INFORMATION SUPPLIED —
*-*-*

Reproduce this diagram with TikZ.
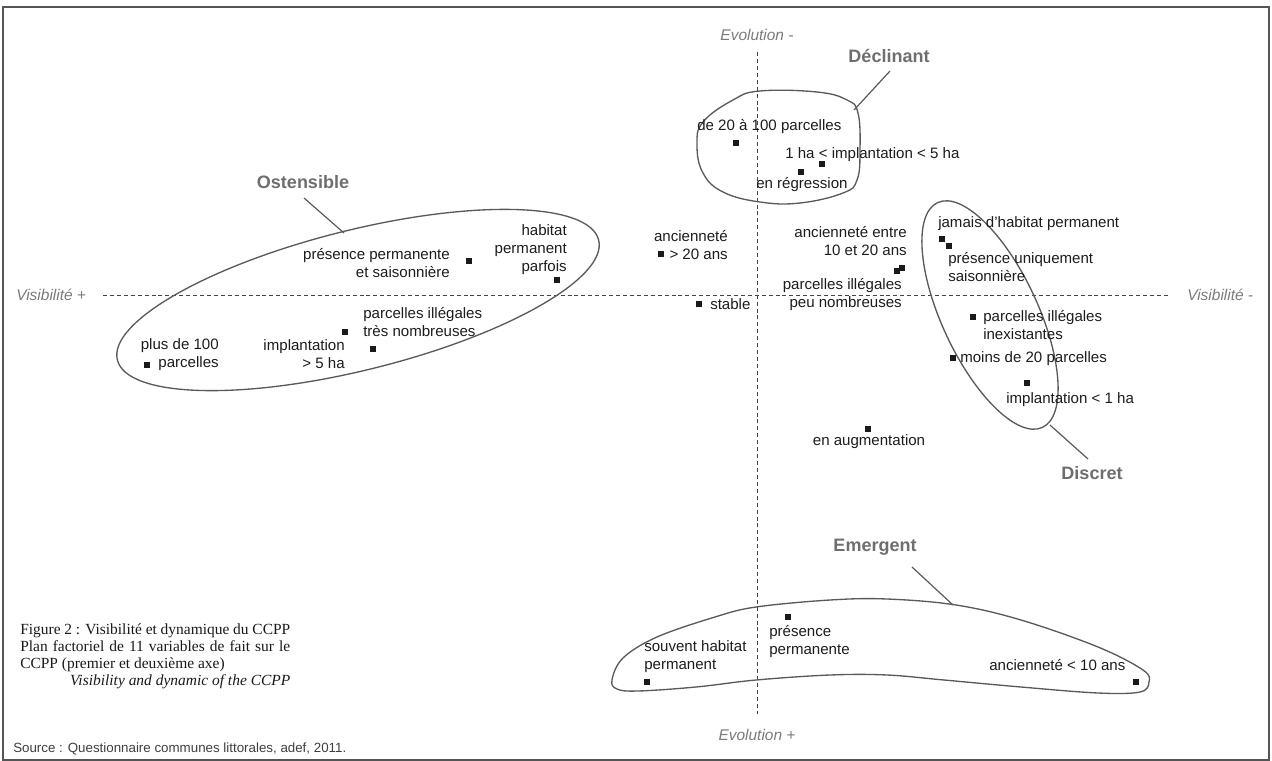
\documentclass[tikz,border=0pt]{standalone}
\usepackage{fontspec}
\setsansfont{Liberation Sans}
\newfontfamily\capfont{Liberation Serif}
\definecolor{txt}{HTML}{1C1C1C}
\definecolor{mkcol}{HTML}{1A1A1A}
\definecolor{grpcol}{HTML}{6E6E6E}
\definecolor{axcol}{HTML}{7A7A7A}
\definecolor{blobcol}{HTML}{5A5A5A}
\definecolor{axiscol}{HTML}{444444}
\definecolor{framecol}{HTML}{555555}
\begin{document}
\begin{tikzpicture}[x=0.75pt,y=-0.75pt,
  mk/.style={fill=mkcol, draw=none, minimum size=5.2pt, inner sep=0pt, outer sep=0pt},
  lbl/.style={font=\sffamily\fontsize{11.3}{13.5}\selectfont, text=txt, inner sep=0pt},
  lw/.style={lbl, anchor=north west, align=left},
  le/.style={lbl, anchor=north east, align=right},
  lc/.style={lbl, anchor=north, align=center},
  grp/.style={font=\sffamily\bfseries\fontsize{13.5}{16}\selectfont, text=grpcol, inner sep=0pt},
  axl/.style={font=\sffamily\itshape\fontsize{11.6}{14}\selectfont, text=axcol, inner sep=0pt},
  blob/.style={draw=blobcol, line width=1pt},
  lead/.style={draw=blobcol, line width=0.9pt},
  axisline/.style={draw=axiscol, line width=0.7pt, dash pattern=on 3pt off 2.2pt},
  capt/.style={font=\capfont\fontsize{11.6}{12.75}\selectfont, text=black!90, inner sep=0pt, align=left},
  src/.style={font=\sffamily\fontsize{10}{12}\selectfont, text=txt!85, inner sep=0pt}
]
\useasboundingbox (0,0) rectangle (1272,761);
\draw[framecol, line width=1.1pt] (3,7) rectangle (1269,760);

% axes
\coordinate (hA) at (103,295); \coordinate (hB) at (1170,295);
\coordinate (vA) at (757,52);  \coordinate (vB) at (757,714);
\draw[axisline] (hA) -- (hB);
\draw[axisline] (vA) -- (vB);
\node[axl, anchor=west] (visp) at (16,295) {Visibilité +};
\node[axl, anchor=west] (vism) at (1187,295) {Visibilité -};
\node[axl] (evm) at (757,35) {Evolution -};
\node[axl] (evp) at (757,735) {Evolution +};

% group shapes
\coordinate (ostc) at (358,300);
\draw[blob, rotate around={14:(ostc)}] (ostc) ellipse [x radius=248, y radius=70];
\coordinate (disc) at (990,315);
\draw[blob, rotate around={-65:(disc)}] (disc) ellipse [x radius=124, y radius=48];
\draw[blob] plot[smooth cycle, tension=0.7] coordinates {(697,145) (703,122) (733,100) (760,91) (817,92) (847,100) (858,113) (860,150) (857,180) (843,193) (800,203) (760,202) (723,192) (703,173)};
\draw[blob] plot[smooth cycle, tension=0.6] coordinates {(612,680) (623,658) (657,637) (715,617) (756,607) (830,600) (887,599) (956,605) (1021,620) (1098,647) (1143,670) (1149,682) (1140,692) (1098,693) (1021,687) (944,680) (887,675) (830,675) (756,680) (696,687) (638,691) (617,689)};

% group labels and leaders
\node[grp] (gost) at (303,182) {Ostensible};
\node[grp] (gdec) at (889,56) {Déclinant};
\node[grp] (gdis) at (1092,473) {Discret};
\node[grp] (geme) at (875,547) {Emergent};
\coordinate (ostA) at (304,198); \coordinate (ostB) at (344,233);
\coordinate (decA) at (890,71);  \coordinate (decB) at (854,110);
\coordinate (disA) at (1088,459); \coordinate (disB) at (1050,425);
\coordinate (emeA) at (912,567); \coordinate (emeB) at (953,605);
\draw[lead] (ostA) -- (ostB);
\draw[lead] (decA) -- (decB);
\draw[lead] (disA) -- (disB);
\draw[lead] (emeA) -- (emeB);

% Ostensible
\node[mk] (m1) at (557,280) {};
\node[le] (t1) at (567,224) {habitat\\permanent\\parfois};
\node[mk] (m2) at (469,261) {};
\node[le] (t2) at (450,248) {présence permanente\\et saisonnière};
\node[mk] (m3) at (345,332) {};
\node[lw] (t3) at (363,307) {parcelles illégales\\très nombreuses};
\node[mk] (m4) at (373,349) {};
\node[le] (t4) at (345,339) {implantation\\> 5 ha};
\node[mk] (m5) at (147,365) {};
\node[le] (t5) at (219,338) {plus de 100\\parcelles};

% Declinant
\node[mk] (m6) at (736,143) {};
\node[lw] (t6) at (697,119) {de 20 à 100 parcelles};
\node[mk] (m7) at (822,164) {};
\node[lw] (t7) at (785,147) {1 ha < implantation < 5 ha};
\node[mk] (m8) at (801,172) {};
\node[lw] (t8) at (756,177) {en régression};

% centre
\node[mk] (m9) at (661,254) {};
\node[le] (t9) at (728,230) {ancienneté\\> 20 ans};
\node[mk] (m10) at (699,304) {};
\node[lw] (t10) at (710,298) {stable};
\node[mk] (m11) at (902,268) {};
\node[le] (t11) at (907,226) {ancienneté entre\\10 et 20 ans};
\node[mk] (m12) at (897,271) {};
\node[le] (t12) at (902,278) {parcelles illégales\\peu nombreuses};
\node[mk] (m13) at (868,429) {};
\node[lc] (t13) at (869,434) {en augmentation};

% Discret
\node[mk] (m14) at (942,239) {};
\node[lw] (t14) at (938,216) {jamais d'habitat permanent};
\node[mk] (m15) at (949,246) {};
\node[lw] (t15) at (948,252) {présence uniquement\\saisonnière};
\node[mk] (m16) at (973,317) {};
\node[lw] (t16) at (983,310) {parcelles illégales\\inexistantes};
\node[mk] (m17) at (953,358) {};
\node[lw] (t17) at (960,351) {moins de 20 parcelles};
\node[mk] (m18) at (1027,383) {};
\node[lw] (t18) at (1006,392) {implantation < 1 ha};

% Emergent
\node[mk] (m19) at (647,682) {};
\node[lw] (t19) at (644,640) {souvent habitat\\permanent};
\node[mk] (m20) at (788,617) {};
\node[lw] (t20) at (769,625) {présence\\permanente};
\node[mk] (m21) at (1136,682) {};
\node[lw] (t21) at (989,659) {ancienneté < 10 ans};

% caption and source
\node[capt, anchor=north west] (cap) at (20,623) {\makebox[202.5pt][s]{Figure 2 : Visibilité et dynamique du CCPP}\\
\makebox[202.5pt][s]{Plan factoriel de 11 variables de fait sur le}\\
CCPP (premier et deuxième axe)\\
\makebox[202.5pt][r]{\textit{Visibility and dynamic of the CCPP}}};
\node[src, anchor=west] (source) at (13,749) {Source : Questionnaire communes littorales, adef, 2011.};
\end{tikzpicture}
\end{document}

*-*-*

STATED GOAL — Repeat the listing above exactly, with no pictures.

TASK OUTPUT —
Reproduce this diagram with TikZ.
\documentclass[tikz,border=0pt]{standalone}
\usepackage{fontspec}
\setsansfont{Liberation Sans}
\newfontfamily\capfont{Liberation Serif}
\definecolor{txt}{HTML}{1C1C1C}
\definecolor{mkcol}{HTML}{1A1A1A}
\definecolor{grpcol}{HTML}{6E6E6E}
\definecolor{axcol}{HTML}{7A7A7A}
\definecolor{blobcol}{HTML}{5A5A5A}
\definecolor{axiscol}{HTML}{444444}
\definecolor{framecol}{HTML}{555555}
\begin{document}
\begin{tikzpicture}[x=0.75pt,y=-0.75pt,
  mk/.style={fill=mkcol, draw=none, minimum size=5.2pt, inner sep=0pt, outer sep=0pt},
  lbl/.style={font=\sffamily\fontsize{11.3}{13.5}\selectfont, text=txt, inner sep=0pt},
  lw/.style={lbl, anchor=north west, align=left},
  le/.style={lbl, anchor=north east, align=right},
  lc/.style={lbl, anchor=north, align=center},
  grp/.style={font=\sffamily\bfseries\fontsize{13.5}{16}\selectfont, text=grpcol, inner sep=0pt},
  axl/.style={font=\sffamily\itshape\fontsize{11.6}{14}\selectfont, text=axcol, inner sep=0pt},
  blob/.style={draw=blobcol, line width=1pt},
  lead/.style={draw=blobcol, line width=0.9pt},
  axisline/.style={draw=axiscol, line width=0.7pt, dash pattern=on 3pt off 2.2pt},
  capt/.style={font=\capfont\fontsize{11.6}{12.75}\selectfont, text=black!90, inner sep=0pt, align=left},
  src/.style={font=\sffamily\fontsize{10}{12}\selectfont, text=txt!85, inner sep=0pt}
]
\useasboundingbox (0,0) rectangle (1272,761);
\draw[framecol, line width=1.1pt] (3,7) rectangle (1269,760);

% axes
\coordinate (hA) at (103,295); \coordinate (hB) at (1170,295);
\coordinate (vA) at (757,52);  \coordinate (vB) at (757,714);
\draw[axisline] (hA) -- (hB);
\draw[axisline] (vA) -- (vB);
\node[axl, anchor=west] (visp) at (16,295) {Visibilité +};
\node[axl, anchor=west] (vism) at (1187,295) {Visibilité -};
\node[axl] (evm) at (757,35) {Evolution -};
\node[axl] (evp) at (757,735) {Evolution +};

% group shapes
\coordinate (ostc) at (358,300);
\draw[blob, rotate around={14:(ostc)}] (ostc) ellipse [x radius=248, y radius=70];
\coordinate (disc) at (990,315);
\draw[blob, rotate around={-65:(disc)}] (disc) ellipse [x radius=124, y radius=48];
\draw[blob] plot[smooth cycle, tension=0.7] coordinates {(697,145) (703,122) (733,100) (760,91) (817,92) (847,100) (858,113) (860,150) (857,180) (843,193) (800,203) (760,202) (723,192) (703,173)};
\draw[blob] plot[smooth cycle, tension=0.6] coordinates {(612,680) (623,658) (657,637) (715,617) (756,607) (830,600) (887,599) (956,605) (1021,620) (1098,647) (1143,670) (1149,682) (1140,692) (1098,693) (1021,687) (944,680) (887,675) (830,675) (756,680) (696,687) (638,691) (617,689)};

% group labels and leaders
\node[grp] (gost) at (303,182) {Ostensible};
\node[grp] (gdec) at (889,56) {Déclinant};
\node[grp] (gdis) at (1092,473) {Discret};
\node[grp] (geme) at (875,547) {Emergent};
\coordinate (ostA) at (304,198); \coordinate (ostB) at (344,233);
\coordinate (decA) at (890,71);  \coordinate (decB) at (854,110);
\coordinate (disA) at (1088,459); \coordinate (disB) at (1050,425);
\coordinate (emeA) at (912,567); \coordinate (emeB) at (953,605);
\draw[lead] (ostA) -- (ostB);
\draw[lead] (decA) -- (decB);
\draw[lead] (disA) -- (disB);
\draw[lead] (emeA) -- (emeB);

% Ostensible
\node[mk] (m1) at (557,280) {};
\node[le] (t1) at (567,224) {habitat\\permanent\\parfois};
\node[mk] (m2) at (469,261) {};
\node[le] (t2) at (450,248) {présence permanente\\et saisonnière};
\node[mk] (m3) at (345,332) {};
\node[lw] (t3) at (363,307) {parcelles illégales\\très nombreuses};
\node[mk] (m4) at (373,349) {};
\node[le] (t4) at (345,339) {implantation\\> 5 ha};
\node[mk] (m5) at (147,365) {};
\node[le] (t5) at (219,338) {plus de 100\\parcelles};

% Declinant
\node[mk] (m6) at (736,143) {};
\node[lw] (t6) at (697,119) {de 20 à 100 parcelles};
\node[mk] (m7) at (822,164) {};
\node[lw] (t7) at (785,147) {1 ha < implantation < 5 ha};
\node[mk] (m8) at (801,172) {};
\node[lw] (t8) at (756,177) {en régression};

% centre
\node[mk] (m9) at (661,254) {};
\node[le] (t9) at (728,230) {ancienneté\\> 20 ans};
\node[mk] (m10) at (699,304) {};
\node[lw] (t10) at (710,298) {stable};
\node[mk] (m11) at (902,268) {};
\node[le] (t11) at (907,226) {ancienneté entre\\10 et 20 ans};
\node[mk] (m12) at (897,271) {};
\node[le] (t12) at (902,278) {parcelles illégales\\peu nombreuses};
\node[mk] (m13) at (868,429) {};
\node[lc] (t13) at (869,434) {en augmentation};

% Discret
\node[mk] (m14) at (942,239) {};
\node[lw] (t14) at (938,216) {jamais d'habitat permanent};
\node[mk] (m15) at (949,246) {};
\node[lw] (t15) at (948,252) {présence uniquement\\saisonnière};
\node[mk] (m16) at (973,317) {};
\node[lw] (t16) at (983,310) {parcelles illégales\\inexistantes};
\node[mk] (m17) at (953,358) {};
\node[lw] (t17) at (960,351) {moins de 20 parcelles};
\node[mk] (m18) at (1027,383) {};
\node[lw] (t18) at (1006,392) {implantation < 1 ha};

% Emergent
\node[mk] (m19) at (647,682) {};
\node[lw] (t19) at (644,640) {souvent habitat\\permanent};
\node[mk] (m20) at (788,617) {};
\node[lw] (t20) at (769,625) {présence\\permanente};
\node[mk] (m21) at (1136,682) {};
\node[lw] (t21) at (989,659) {ancienneté < 10 ans};

% caption and source
\node[capt, anchor=north west] (cap) at (20,623) {\makebox[202.5pt][s]{Figure 2 : Visibilité et dynamique du CCPP}\\
\makebox[202.5pt][s]{Plan factoriel de 11 variables de fait sur le}\\
CCPP (premier et deuxième axe)\\
\makebox[202.5pt][r]{\textit{Visibility and dynamic of the CCPP}}};
\node[src, anchor=west] (source) at (13,749) {Source : Questionnaire communes littorales, adef, 2011.};
\end{tikzpicture}
\end{document}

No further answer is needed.